[WRITTEN EXERCISE] Retype the data that follows line by line, exactly, and leave its pictures out.

⁂

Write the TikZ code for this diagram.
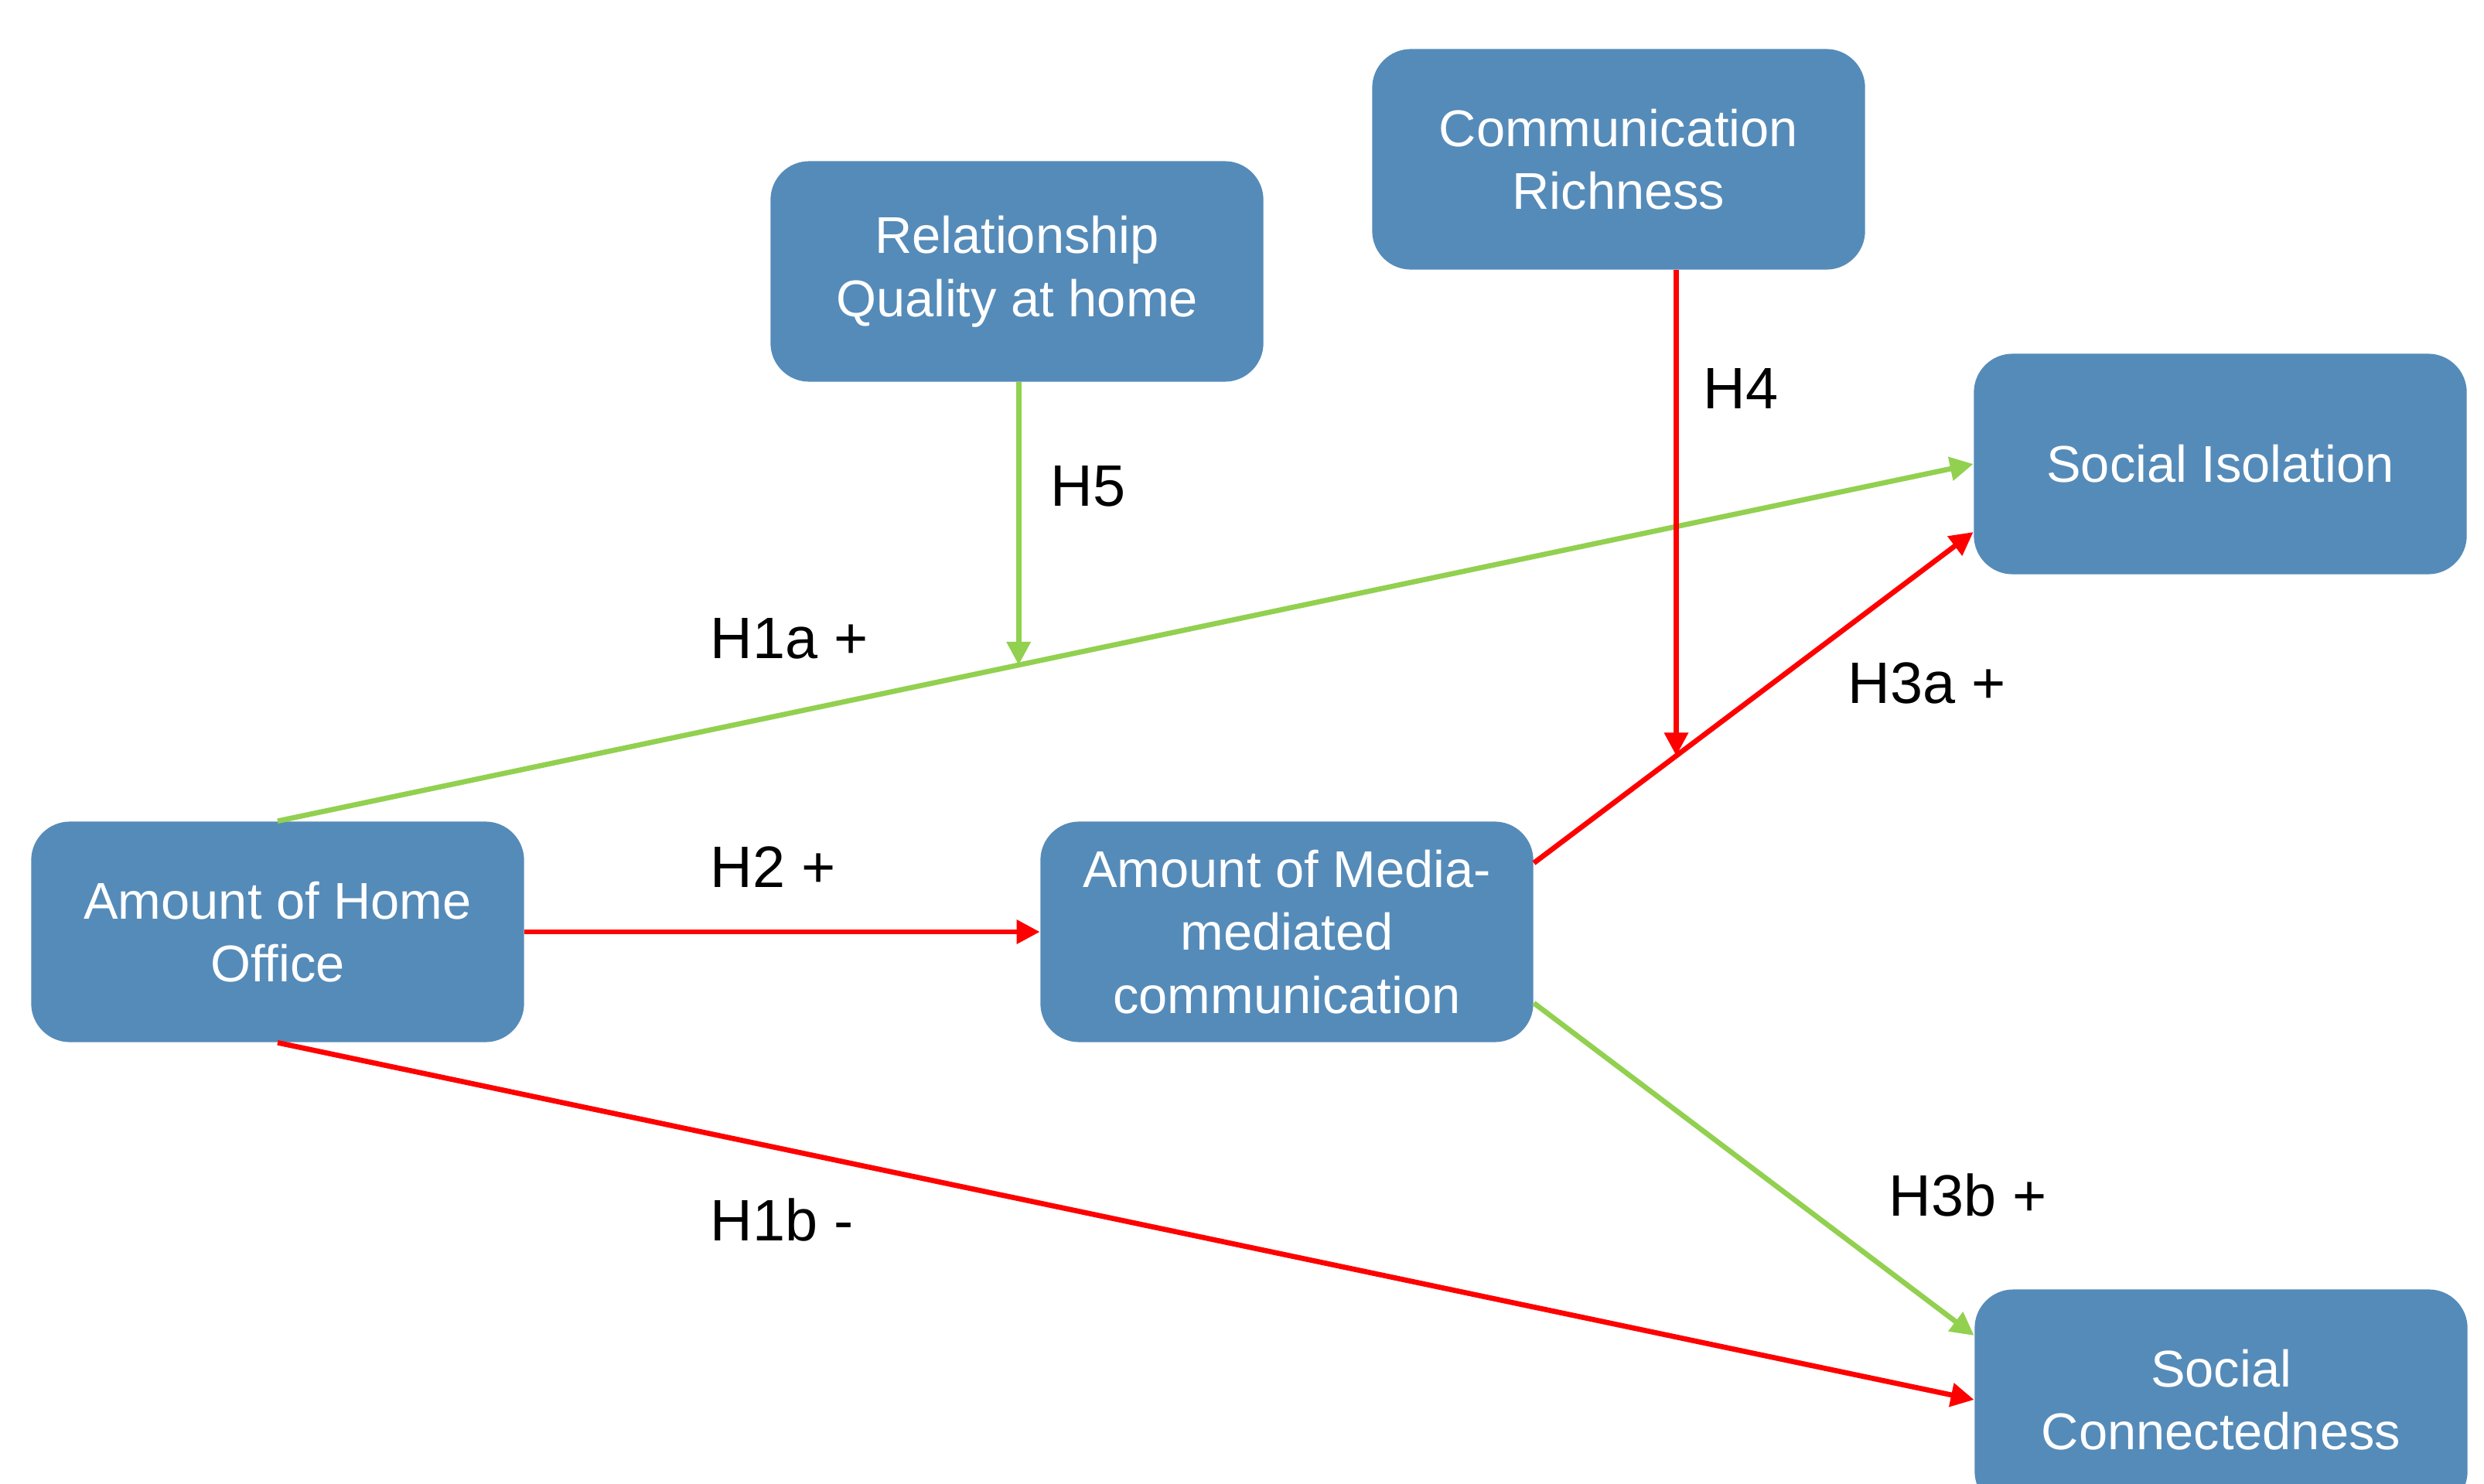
\documentclass[tikz,border=0pt]{standalone}
\usepackage{fontspec}
\setmainfont{Liberation Sans}
\usepackage{xcolor}
\usepackage{tikz}
\usetikzlibrary{arrows.meta}
\definecolor{boxblue}{HTML}{558BB9}
\definecolor{hgreen}{HTML}{92D050}
\definecolor{hred}{HTML}{FF0000}

\begin{document}
\begin{tikzpicture}[x=0.01cm, y=-0.01cm, >={Triangle[length=0.3cm,width=0.3cm]},
    var/.style={rectangle, rounded corners=0.5cm, fill=boxblue, text=white, align=center,
        minimum width=6.37cm, minimum height=2.85cm, inner sep=0pt,
        font=\fontsize{19}{23.2}\selectfont},
    hyp/.style={anchor=west, inner sep=0pt, font=\fontsize{21.5}{26}\selectfont},
    greenarr/.style={->, line width=1.9pt, draw=hgreen},
    redarr/.style={->, line width=1.9pt, draw=hred}]
    \useasboundingbox (0,0) rectangle (3212,1918);

    \node[var] (ho) at (359,1205) {Amount of Home\\Office};
    \node[var] (mm) at (1664,1205) {Amount of Media-\\mediated\\communication};
    \node[var] (rq) at (1315,351) {Relationship\\Quality at home};
    \node[var] (cr) at (2093,206) {Communication\\Richness};
    \node[var] (si) at (2871,600) {Social Isolation};
    \node[var] (sc) at (2872,1810) {Social\\Connectedness};

    \draw[greenarr] (ho.north) -- coordinate[pos=0.437] (h5end) (si.west);
    \draw[redarr] (ho.east) -- (mm.west);
    \draw[redarr] (ho.south) -- (sc.west);
    \draw[redarr] ([yshift=0.89cm]mm.east) -- coordinate[pos=0.324] (h4end) ([yshift=-0.88cm]si.west);
    \draw[greenarr] ([yshift=-0.92cm]mm.east) -- ([yshift=0.83cm]sc.west);
    \draw[greenarr] (h5end |- rq.south) -- (h5end);
    \draw[redarr] (h4end |- cr.south) -- (h4end);

    \node[hyp] (h1a) at (918,826) {H1a +};
    \node[hyp] (h2) at (918,1121) {H2 +};
    \node[hyp] (h1b) at (918,1577) {H1b -};
    \node[hyp] (h5) at (1358,629) {H5};
    \node[hyp] (h4) at (2202,502) {H4};
    \node[hyp] (h3a) at (2389,883) {H3a +};
    \node[hyp] (h3b) at (2442,1545) {H3b +};
\end{tikzpicture}
\end{document}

⁂

[ANSWER TO THIS EXERCISE]
Write the TikZ code for this diagram.
\documentclass[tikz,border=0pt]{standalone}
\usepackage{fontspec}
\setmainfont{Liberation Sans}
\usepackage{xcolor}
\usepackage{tikz}
\usetikzlibrary{arrows.meta}
\definecolor{boxblue}{HTML}{558BB9}
\definecolor{hgreen}{HTML}{92D050}
\definecolor{hred}{HTML}{FF0000}

\begin{document}
\begin{tikzpicture}[x=0.01cm, y=-0.01cm, >={Triangle[length=0.3cm,width=0.3cm]},
    var/.style={rectangle, rounded corners=0.5cm, fill=boxblue, text=white, align=center,
        minimum width=6.37cm, minimum height=2.85cm, inner sep=0pt,
        font=\fontsize{19}{23.2}\selectfont},
    hyp/.style={anchor=west, inner sep=0pt, font=\fontsize{21.5}{26}\selectfont},
    greenarr/.style={->, line width=1.9pt, draw=hgreen},
    redarr/.style={->, line width=1.9pt, draw=hred}]
    \useasboundingbox (0,0) rectangle (3212,1918);

    \node[var] (ho) at (359,1205) {Amount of Home\\Office};
    \node[var] (mm) at (1664,1205) {Amount of Media-\\mediated\\communication};
    \node[var] (rq) at (1315,351) {Relationship\\Quality at home};
    \node[var] (cr) at (2093,206) {Communication\\Richness};
    \node[var] (si) at (2871,600) {Social Isolation};
    \node[var] (sc) at (2872,1810) {Social\\Connectedness};

    \draw[greenarr] (ho.north) -- coordinate[pos=0.437] (h5end) (si.west);
    \draw[redarr] (ho.east) -- (mm.west);
    \draw[redarr] (ho.south) -- (sc.west);
    \draw[redarr] ([yshift=0.89cm]mm.east) -- coordinate[pos=0.324] (h4end) ([yshift=-0.88cm]si.west);
    \draw[greenarr] ([yshift=-0.92cm]mm.east) -- ([yshift=0.83cm]sc.west);
    \draw[greenarr] (h5end |- rq.south) -- (h5end);
    \draw[redarr] (h4end |- cr.south) -- (h4end);

    \node[hyp] (h1a) at (918,826) {H1a +};
    \node[hyp] (h2) at (918,1121) {H2 +};
    \node[hyp] (h1b) at (918,1577) {H1b -};
    \node[hyp] (h5) at (1358,629) {H5};
    \node[hyp] (h4) at (2202,502) {H4};
    \node[hyp] (h3a) at (2389,883) {H3a +};
    \node[hyp] (h3b) at (2442,1545) {H3b +};
\end{tikzpicture}
\end{document}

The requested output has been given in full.